From left, Ellen McGrath Rettig, Mary McGee Aretakis, Pat Colgan...

From left, Ellen McGrath Rettig, Mary McGee Aretakis, Pat Colgan McDermott and Terry Dick Anselmi grew up together in the Bronx. Credit: Mary McGee Aretakis

There were four little girls — dress-alikes, talk-alikes and think-alikes — all living on the same block, all going to the same school, all BICs (Bronx Irish Catholics). The year was 1948, and they became the gang — inseparable. They became all things to each other, compensating one another for their not too-perfect home lives. The four became an entity unto themselves.

They shared their clothes, their homes, their first cigarette and drink — even their boyfriends. Strolling home evenings down the tree-lined terrace, they harmonized to the tunes of the Four Aces and poured out their fears, heartbreaks and confidences to one another. On the outside, they were the tough kids of the neighborhood, prancing around in their Lee Riders, pea jackets, gypsy kerchiefs and Capezios.

The foursome went off to their first neighborhood dance together, feeling like they were Arthur Murray’s star pupils.
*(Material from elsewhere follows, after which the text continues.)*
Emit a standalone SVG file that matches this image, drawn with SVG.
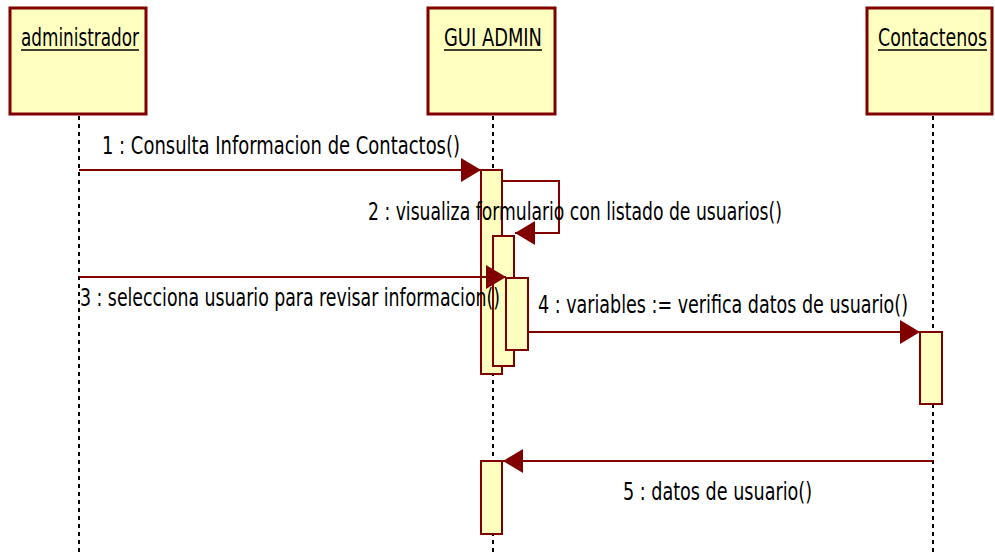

Hadn’t they practiced enough together so they wouldn’t step on their partner’s toes, should they be lucky enough to have one?

When one of them was asked by a daring young man to be squired home, he automatically had three more damsels to escort. They pranced and rolled through the early ’50s — Friday night dances, Saturday night roller skating and more dancing on Sunday nights — they never tired.

Summers saw them at Rockaway Beach, where the dancing in-crowd hung out and they treaded more on the dance floors than on the sand; they had what you would call a barroom tan.

The year was 1956 and they all married boys from the same crowd, the same neighborhood and each of them walked down the aisle in the same Bronx Catholic church four times that year, once in white and three times in differently colored bridesmaid dresses.  They settled in the same neighborhood and the women had their every-other-Friday night club, playing mahjong or canasta amid the constant chatting. Even new husbands couldn’t get them to miss those get-togethers. New Year’s Eves were always spent together. Boring or not — it was a tradition.

They became parents together, together and together and so on. Come the 1960s, though, and the exodus began. Apartments overflowing with children, the first of the women went off to a new ranch home in Selden on Long Island, hoping that all would follow. But the second settled in upper New Jersey, the third in Westchester County, and the last one went to lower New Jersey. It took a long time but the gang had been separated.

It’s 1983. Four mature women, each with their own personality and lifestyle, tempered by life’s experiences. They have long since relinquished their childhood neighborhood but not their childhood friends. After 35 years, childhood memories keep them together. Though they talk frequently on the phone to each other and manage a reunion once or twice a year, I often wonder, if they lived on the same street, in the same neighborhood, would they still be such close friends?

Now to 2018: Four widows, all having lost their husbands within the same year, 2015. After 70 years, they are still the closest of friends, still the support system of their youth despite two moving to Southern states. They have all made other friends through the years, but none have been there since the beginning.

I wish we all lived on the same street, in the same neighborhood again. The answer is yes; if we all lived on the same street, in the same neighborhood we would still be close friends today.